Description
Data Description: The Metropolitan Museum of Art presents over 5,000 years of art from around the world for everyone to experience and enjoy. The Museum lives in three iconic sites in New York City—The Met Fifth Avenue, The Met Breuer, and The Met Cloisters. Millions of people also take part in The Met experience online.
Since it was founded in 1870, The Met has always aspired to be more than a treasury of rare and beautiful objects. Every day, art comes alive in the Museum’s galleries and through its exhibitions and events, revealing both new ideas and unexpected connections across time and across cultures.
The Metropolitan Museum of Art provides select datasets of information on more than 470,000 artworks in its Collection for unrestricted commercial and noncommercial use.
Critical Details and Instructions:
- Included with these directions should be a .csv file (MetObjects_Subset.csv) that consists of only a small subset of objects (~17.3k) in the museum. You should use this file as a basis for all instructions that follow.
- You must use either a .ipynb notebook with separate cells per problem or a .py file with separate functions per problem in your submission.
iii. For problems 1-5, you can manipulate the data-frames/dictionaries as you see fit and using whatever functions/libraries you want. However, it is critically important that your end results for each problem match the provided variable name (ex: the result of problem 1 is called df_init) so that they are accessible for grading.
- With the exception of problem 1 (which is trivial) you should include a few comments in your code that make it clear what your thought process and/or code does to address each problem.
- Load the .csv file into a pandas data-frame (DF) called df_init with appropriate rows and columns.
- Many columns of this data are missing entirely (i.e. no entries are present) or have a majority of missing values for each object entry. Use Python to determine which columns are missing for at least 50% of the provided objects and create a modified version of the data-frame from problem 1 without these columns called df_prob2.
Hint 1: remember that drop is a simple way to remove a column or columns.
Hint 2: You may want to look into the pandas member function isna. - Find the 10 most common values for “Object Name” for the data-frame from #3. Filter out any rows with objects not among these 10 most common ones and store the result (a data-frame with common objects only) into a data-frame named df_prob3.
- Most objects are associated with a country. Compute the percentage of objects from df_prob3 whose “Country” column value matches “United States”, “Mexico”, “Canada”, and “Other” (anything else, including NaN values). Store these results in a dictionary named dict_prob4, where each key is an entry (“United States”, “Mexico”, “Canada”, or “Other”) and the paired value is the corresponding percentage. Your percentages should add up to 100.
- Most of the objects in the dataset include a completion date (“Object End Date”). For this problem, you should create a dictionary dict_prob5 with ten keys corresponding to each of the decades in the 20th century (1900s, 1910s,…,1990s), with value pairs corresponding to the count (not percentage) of objects from df_prob3 completed in the corresponding decade. (For example, if 5 objects were completed in the 1990s, the dictionary would include {…‘1990s’: 5}).
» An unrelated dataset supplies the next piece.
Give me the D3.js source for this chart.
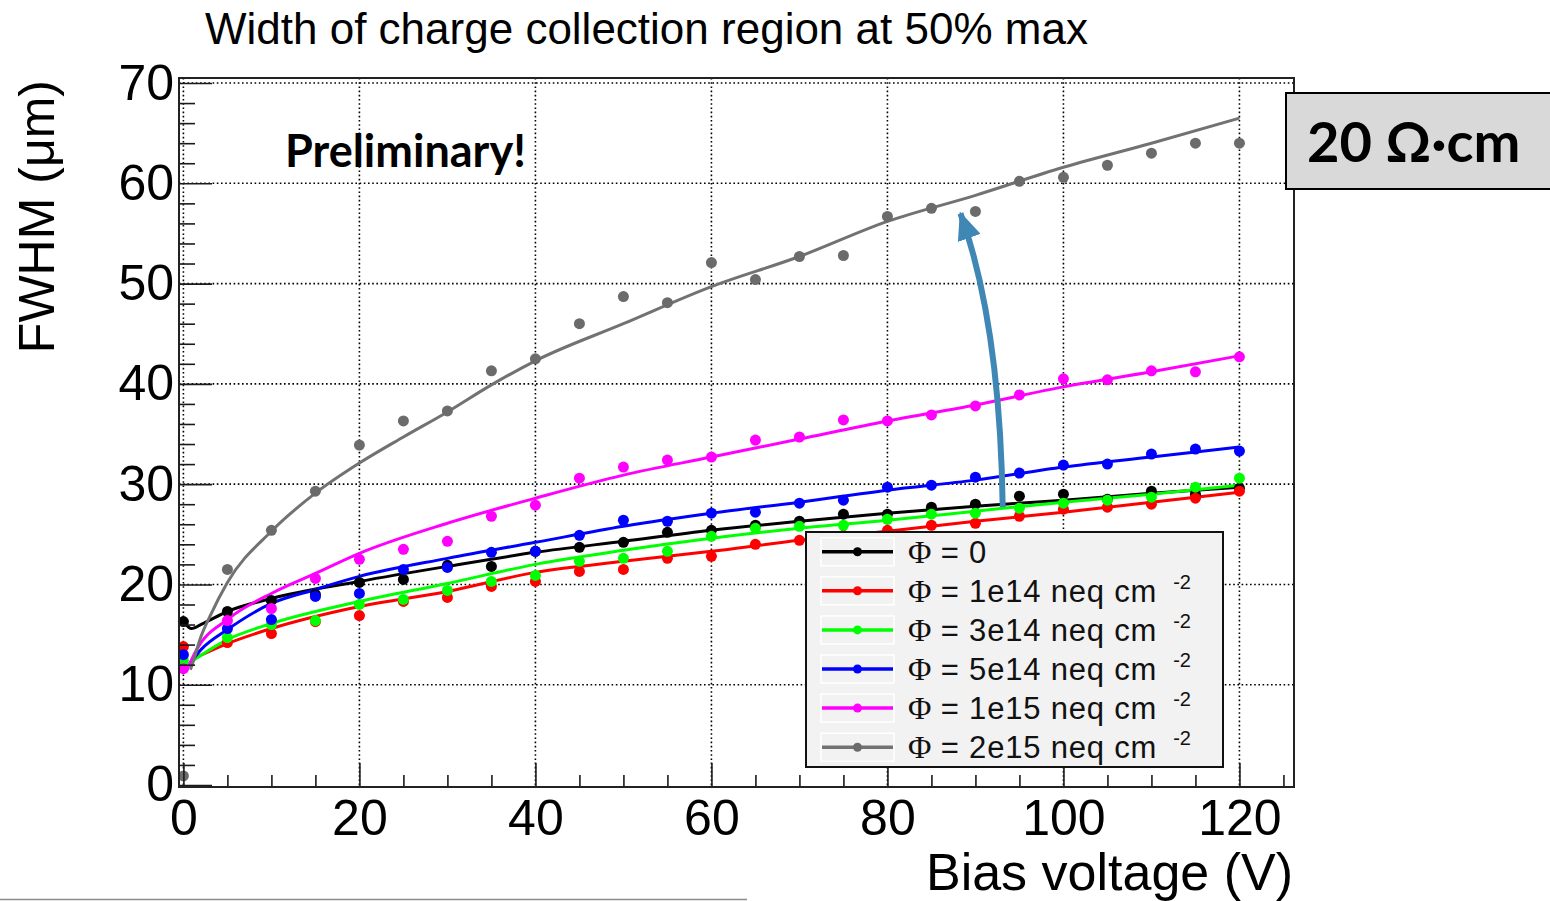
<!DOCTYPE html>
<html>
<head>
<meta charset="utf-8">
<script src="https://cdn.jsdelivr.net/npm/d3@7"></script>
<style>
  body { margin: 0; background: #fff; }
  svg { display: block; }
</style>
</head>
<body>
<svg id="chart" width="1550" height="901"></svg>
<script>
// ---- measured FWHM vs bias voltage ----
const voltages = [0, 5, 10, 15, 20, 25, 30, 35, 40, 45, 50, 55, 60, 65, 70, 75, 80, 85, 90, 95, 100, 105, 110, 115, 120];

const fwhmPhi0    = [16.3, 17.3, 18.4, 19.0, 20.2, 20.5, 21.9, 21.8, 23.3, 23.7, 24.2, 25.2, 25.4, 25.9, 26.3, 27.0, 27.0, 27.7, 28.0, 28.8, 29.0, 28.5, 29.3, 29.0, 29.6];
const fwhmPhi1e14 = [13.8, 14.2, 15.1, 16.3, 16.9, 18.3, 18.7, 19.8, 20.3, 21.3, 21.5, 22.6, 22.8, 24.0, 24.4, 24.9, 25.4, 25.9, 26.1, 26.8, 27.5, 27.7, 28.0, 28.6, 29.3];
const fwhmPhi3e14 = [12.4, 14.7, 16.0, 16.4, 18.0, 18.5, 19.4, 20.3, 20.9, 22.3, 22.6, 23.3, 24.8, 25.6, 25.8, 25.9, 26.5, 27.0, 27.1, 27.6, 28.1, 28.4, 28.7, 29.7, 30.6];
const fwhmPhi5e14 = [13.0, 15.6, 16.5, 18.8, 19.1, 21.5, 21.7, 23.2, 23.3, 24.9, 26.4, 26.3, 27.1, 27.2, 28.1, 28.4, 29.7, 29.9, 30.7, 31.1, 31.9, 32.0, 33.0, 33.5, 33.3];
const fwhmPhi1e15 = [11.6, 16.4, 17.6, 20.6, 22.5, 23.5, 24.3, 26.8, 27.9, 30.6, 31.7, 32.4, 32.7, 34.4, 34.7, 36.4, 36.3, 36.9, 37.8, 38.9, 40.5, 40.4, 41.3, 41.2, 42.7];
const fwhmPhi2e15 = [0.9, 21.5, 25.4, 29.3, 33.9, 36.3, 37.3, 41.3, 42.5, 46.0, 48.7, 48.1, 52.1, 50.4, 52.7, 52.8, 56.7, 57.5, 57.2, 60.2, 60.6, 61.8, 63.0, 64.0, 64.0];

// ---- fitted curves, [voltage, FWHM] ----
const fitPhi0    = [[0.2,16.1],[0.9,15.6],[2.2,16.1],[5,17.3],[10,18.6],[20,20.3],[30,21.8],[40,23.2],[50,24.3],[60,25.4],[70,26.3],[80,27.1],[90,27.8],[100,28.4],[110,29.1],[120,29.7]];
const fitPhi1e14 = [[0.9,12.5],[5,14.1],[10,15.6],[20,17.8],[30,19.3],[40,21.2],[50,22.3],[60,23.3],[70,24.4],[80,25.3],[90,26.3],[100,27.2],[110,28.2],[120,29.2]];
const fitPhi3e14 = [[0.9,12.3],[5,14.5],[10,16.1],[20,18.3],[30,20.1],[40,22.0],[50,23.4],[60,24.6],[70,25.6],[80,26.4],[90,27.3],[100,28.2],[110,29.0],[120,29.9]];
const fitPhi5e14 = [[0.7,12.1],[2,13.5],[5,15.5],[10,18.1],[15,19.5],[20,20.8],[30,22.6],[40,24.2],[50,25.8],[60,27.1],[70,28.2],[80,29.4],[90,30.4],[100,31.7],[110,32.7],[120,33.7]];
const fitPhi1e15 = [[0.4,11.5],[1.5,13.5],[5,16.5],[10,19.1],[15,21.1],[20,23.1],[30,26.1],[40,28.6],[50,30.9],[60,32.7],[70,34.5],[80,36.3],[90,37.9],[100,39.7],[110,41.2],[120,42.8]];
const fitPhi2e15 = [[0.8,11.5],[1,12.0],[2,14.8],[3,16.8],[5,20.2],[10,25.3],[15,29.1],[20,32.1],[25,34.7],[30,37.2],[35,39.9],[40,42.3],[50,46.0],[60,49.7],[70,52.7],[80,56.2],[90,58.8],[100,61.6],[110,64.0],[120,66.5]];

const seriesFluence = ["0", "1e14 neq cm", "3e14 neq cm", "5e14 neq cm", "1e15 neq cm", "2e15 neq cm"];
const seriesUnitExp = [null, "-2", "-2", "-2", "-2", "-2"];
const seriesColors = ["#000000", "#ff0000", "#00ff00", "#0000ff", "#ff00ff", "#6b6b6b"];

const xMajorTicks = [0, 20, 40, 60, 80, 100, 120];
const xMinorTicks = d3.range(0, 126, 5).filter(v => v % 20 !== 0);
const yMajorTicks = [0, 10, 20, 30, 40, 50, 60, 70];
const yMinorTicks = d3.range(0, 71, 2).filter(v => v % 10 !== 0);

// annotation arrow in data space: start, control, tip
const arrowPath = [[93.1, 27.7], [92.8, 46.0], [88.3, 57.0]];

const fits = [fitPhi0, fitPhi1e14, fitPhi3e14, fitPhi5e14, fitPhi1e15, fitPhi2e15];
const series = [fwhmPhi0, fwhmPhi1e14, fwhmPhi3e14, fwhmPhi5e14, fwhmPhi1e15, fwhmPhi2e15].map((vals, i) => ({
  fluence: seriesFluence[i],
  exp: seriesUnitExp[i],
  color: seriesColors[i],
  lineColor: i === 5 ? "#727272" : seriesColors[i],
  points: voltages.map((v, j) => [v, vals[j]]),
  fit: fits[i]
}));

// ---- layout ----
const frame = { left: 179, right: 1294, top: 78, bottom: 787 };
const x = d3.scaleLinear().domain([-0.5, 126.2]).range([frame.left, frame.right]);
const y = d3.scaleLinear().domain([-0.2, 70.5]).range([frame.bottom, frame.top]);

const svg = d3.select("#chart");
const axisFont = "'Liberation Sans', Arial, Helvetica, sans-serif";
const boldFont = "Lato, 'Open Sans', sans-serif";

// dotted grid
const grid = svg.append("g").attr("stroke", "#000").attr("stroke-width", 1.6)
  .attr("stroke-dasharray", "1.6,2.6");
grid.selectAll("line.gx").data(xMajorTicks).join("line")
  .attr("x1", d => x(d)).attr("x2", d => x(d))
  .attr("y1", frame.top).attr("y2", frame.bottom);
grid.selectAll("line.gy").data(yMajorTicks.filter(d => d > 0)).join("line")
  .attr("x1", frame.left).attr("x2", frame.right)
  .attr("y1", d => y(d)).attr("y2", d => y(d));

// fit curves
const line = d3.line().x(d => x(d[0])).y(d => y(d[1])).curve(d3.curveMonotoneX);
svg.append("g").selectAll("path").data(series).join("path")
  .attr("d", d => line(d.fit))
  .attr("fill", "none")
  .attr("stroke", d => d.lineColor)
  .attr("stroke-width", 3);

// data points
svg.append("g").selectAll("g").data(series).join("g")
  .attr("fill", d => d.color)
  .selectAll("circle").data(d => d.points).join("circle")
  .attr("cx", d => x(d[0])).attr("cy", d => y(d[1])).attr("r", 5.5);

// axes
const xAxisG = svg.append("g").attr("transform", `translate(0,${frame.bottom})`);
xAxisG.append("g").call(d3.axisBottom(x).tickValues(xMinorTicks).tickSize(-12).tickFormat(""));
xAxisG.append("g").call(d3.axisBottom(x).tickValues(xMajorTicks).tickSize(-24).tickPadding(12).tickFormat(d3.format("d")));

const yAxisG = svg.append("g").attr("transform", `translate(${frame.left},0)`);
yAxisG.append("g").call(d3.axisLeft(y).tickValues(yMinorTicks).tickSize(-16).tickFormat(""));
yAxisG.append("g").call(d3.axisLeft(y).tickValues(yMajorTicks).tickSize(-33).tickPadding(5).tickFormat(d3.format("d")));

svg.selectAll(".domain").remove();
svg.selectAll(".tick line").attr("stroke", "#1a1a1a").attr("stroke-width", 1.6);
svg.selectAll(".tick text").attr("font-family", axisFont).attr("font-size", 50).attr("fill", "#000");

// frame
svg.append("rect")
  .attr("x", frame.left).attr("y", frame.top)
  .attr("width", frame.right - frame.left).attr("height", frame.bottom - frame.top)
  .attr("fill", "none").attr("stroke", "#222").attr("stroke-width", 2);

// titles
svg.append("text").attr("x", 205).attr("y", 44)
  .attr("font-family", axisFont).attr("font-size", 44)
  .text("Width of charge collection region at 50% max");

svg.append("text").attr("x", 1293).attr("y", 890).attr("text-anchor", "end")
  .attr("font-family", axisFont).attr("font-size", 52)
  .text("Bias voltage (V)");

svg.append("text").attr("transform", "translate(54,80) rotate(-90)").attr("text-anchor", "end")
  .attr("font-family", axisFont).attr("font-size", 50)
  .text("FWHM (μm)");

// legend
const leg = svg.append("g").attr("transform", "translate(806,532)");
leg.append("rect").attr("width", 417).attr("height", 235)
  .attr("fill", "#f2f2f2").attr("stroke", "#111").attr("stroke-width", 2);
const rows = leg.selectAll("g.row").data(series).join("g")
  .attr("transform", (d, i) => `translate(0,${19.7 + i * 39.1})`);
rows.append("rect").attr("x", 15).attr("y", -14).attr("width", 73).attr("height", 28)
  .attr("fill", "none").attr("stroke", "#fff").attr("stroke-width", 1.5);
rows.append("line").attr("x1", 16).attr("x2", 87)
  .attr("stroke", d => d.lineColor).attr("stroke-width", 3.5);
rows.append("circle").attr("cx", 51.5).attr("r", 4.5).attr("fill", d => d.color);
const lt = rows.append("text").attr("x", 102).attr("y", 11)
  .attr("font-family", axisFont).attr("font-size", 31).attr("fill", "#111");
lt.append("tspan").attr("font-family", "'Liberation Serif', 'DejaVu Serif', serif").attr("font-size", 32).text("Φ");
lt.append("tspan").attr("letter-spacing", 0.8).text(d => " = " + d.fluence);
lt.filter(d => d.exp).append("tspan").attr("dx", 16).attr("dy", -13).attr("font-size", 20)
  .text(d => d.exp);

// annotation arrow
const defs = svg.append("defs");
defs.append("marker").attr("id", "arrowHead")
  .attr("viewBox", "0 0 28 24").attr("refX", 26).attr("refY", 12)
  .attr("markerWidth", 28).attr("markerHeight", 24)
  .attr("markerUnits", "userSpaceOnUse").attr("orient", "auto")
  .append("path").attr("d", "M0,0 L28,12 L0,24 Z").attr("fill", "#3f87b5");
const ap = d3.path();
ap.moveTo(x(arrowPath[0][0]), y(arrowPath[0][1]));
ap.quadraticCurveTo(x(arrowPath[1][0]), y(arrowPath[1][1]), x(arrowPath[2][0]), y(arrowPath[2][1]));
svg.append("path").attr("d", ap.toString())
  .attr("fill", "none").attr("stroke", "#3f87b5").attr("stroke-width", 6)
  .attr("marker-end", "url(#arrowHead)");

// annotations
svg.append("text").attr("x", 285).attr("y", 167)
  .attr("font-family", boldFont).attr("font-weight", "bold").attr("font-size", 45)
  .text("Preliminary!");

svg.append("rect").attr("x", 1286).attr("y", 93).attr("width", 290).attr("height", 96)
  .attr("fill", "#d9d9d9").attr("stroke", "#000").attr("stroke-width", 2);
svg.append("text").attr("x", 1307).attr("y", 162)
  .attr("font-family", boldFont).attr("font-weight", "bold").attr("font-size", 56)
  .text("20 Ω·cm");

// slide rule at the bottom edge
svg.append("line").attr("x1", 0).attr("x2", 747).attr("y1", 899.5).attr("y2", 899.5)
  .attr("stroke", "#8c8c8c").attr("stroke-width", 1.5);
</script>
</body>
</html>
- Provide plots (histograms/bar plots or line plots) for each of the dictionaries in problems 4 and 5, where each key is given on the x-axis, and the percentage or count is depicted on the y-axis.
You should upload your exam via the File Response dialogue through the Blackboard exam – but if you cannot do so, email it to me ASAP. Note that if you are submitting a .py file you are highly encouraged to include a README to explain what should be run to produce the required structures for problems 1-5 and graphs for problem 6.